Is it bad that the ending is essentially the same regardless of how you got there? Yes. But the ending shouldn't be about all the dumb people Shepherd messed with, it's about Shepherd, and that part is good. When she said, "what do you need me to do?" and that entire scene, I was very powerfully touched. It really shows what Shepherd is.

Yes, the flying away and landing in a jungle made no sense, but I edited that from my personal version of the story. In my version, I haven't decided whether the relays were destroyed, or where the crew ended up. I'm tempted to have Shepherd and Garrus go on adventures together, only interrupted by sexing, but there's something legitimate to them being separated at other ends of the galaxy, with only their brief time together as a memory they know they can never return to.

I would advise everyone to learn to make up their own versions of stories. Really bad things aren't worth the effort to "fix", but Mass Effect 3 is extremely good, and it's worth modifying a few seconds of the game to make the ending better. It's a lot easier to change something in your head than to start a stupid petition on the Internet, anyway. The ending that EA wrote is no more "real" than the ending that I have in my head.

It seems like Liara is the "Official" romance option, if anyone is, since she can be romanced by either Shepherd, she has the most developed dialogue, and she's the only person who actually gets naked to have sex.

And to the people who say that the destruction of the relays would destroy the galaxy, it's possible that there's more than one way they can break. Just because someone says something in a specific situation, it doesn't mean it's true for every situation. In fact, that's my solution to a lot of sci fi and fantasy "errors" people find in stuff. People say things that aren't exactly true sometimes, they take verbal shortcuts, or they don't know the full situation.

Sunday, February 19, 2012

I Saw a Miracle

I took a bottle of water out of a box, then set it in a cart. I dropped the box of bottled water into the cart, and the kinetic energy popped the single bottle right into the air. It landed in the slot that it had just left. It didn't go all the way in, but you can't demand too much from miracles.

Tuesday, February 14, 2012

What EVE Looks like

What my character looks like:
What space looks like:
What EVE looks like:

Wednesday, February 08, 2012

Hooray for Santorum

I thought that Florida was going to be the signal for all the Republicans to do what they do best: get in line behind their candidate.
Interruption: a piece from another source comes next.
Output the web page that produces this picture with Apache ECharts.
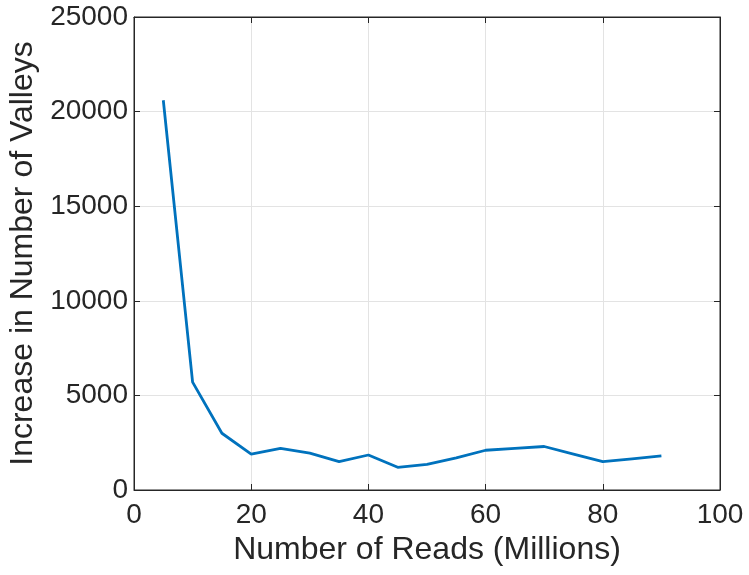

Turns out, Republicans genuinely don't like Romney. I think that he'll still get the nomination; it's far too much to hope that there's even a contested convention. If there was a contested convention, I suppose we could get a non-Romney candidate.

Anyway, anything that weakens Romney is good, and every state he loses makes him look worse. Therefore, for the only time in my life, I wish the best of luck to Rick Santorum.

I've said that the only way Obama's going to win this election is if the economy comes back, and, more importantly, if jobs come back. If the current job numbers continue into the election, he'll have it in the bag.

Tuesday, January 17, 2012

Introductions: Make Them Care

Just played the Kingdoms of Alamur demo, seems like a pretty ordinary Fantasy RPG of the modern age. It's clean and pretty, and probably better than Dragon Age. It's made by EA, so you know it's going to be obnoxious on several levels.

One complaint: The game opens by telling you about the evil king that started a war decades ago or whatever. DO NOT DO THIS. People don't care about a story until they care about the people in it. Introduce a character, not even necessarily the main character, then tell us the story by showing how it impacts that character.

It's odd; after showing the bad opening video, the game immediately moves into what the intro should be. It introduces your character as the generic blank slate of Fantasy RPGs, and leads you through a dramatic escape from a dungeon. By the character finding out what's going on in the world, we also find out what's going on. There are other ways to tell a story, but the good ones tell a story with characters, not just describing world events.